Owner Mike “Maui” D’Antuono holds down the fort with his wife, Liz, and their two daughters. They maintain a grueling schedule from May to September, coming in at 7 a.m. to start the prep for hand-cut fries, beer-soaked kraut, candied jalapeño relish, sautéed onions (“You always get a good cry in the morning”), and more. Every Liscio’s roll is split by hand, every dog carefully constructed. “Your condiment always goes on first. The mustard is the glue that holds the toppings,” D’Antuono says.

Service starts at 11 a.m. and ends at 8 p.m., but by the time they’re done cleaning up and counting the drawer, it’s 10 o’clock. That’s why the business is strictly seasonal. “If you do the hours, you’re working the full year, just cramming it down,” he says.

Before opening Maui’s, D’Antuono worked as a chef at the Hyatt in Maui and the Lobster Shack in Wildwood. After a while, he says, he got tired of making other people money. So he and Liz converted an old ice cream shack into a gourmet hot dog joint that would allow D’Antuono to channel his skills into an affordable format, applying house-made toppings to custom Hofmann hot dogs made with beef, pork, and veal.

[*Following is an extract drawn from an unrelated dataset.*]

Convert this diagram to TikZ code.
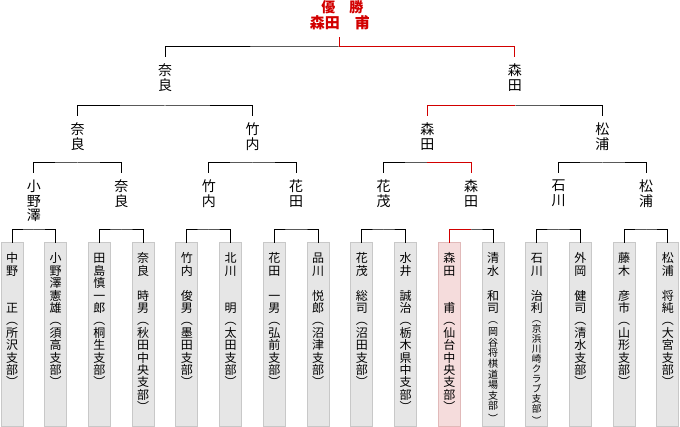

D’Antuono remembers facing skeptics when they opened in 1999. “Many people told me, ‘You’ll never make it. This is a cheesesteak town.’” Twenty-five years of business has proved them wrong, and D’Antuono has devoted customers to thank.

“Hot dog people, they dance to their own beat,” he says. He knows because he’s one of them. “If you’re making a living selling hot dogs, it’s a passion. It’s a way of life.”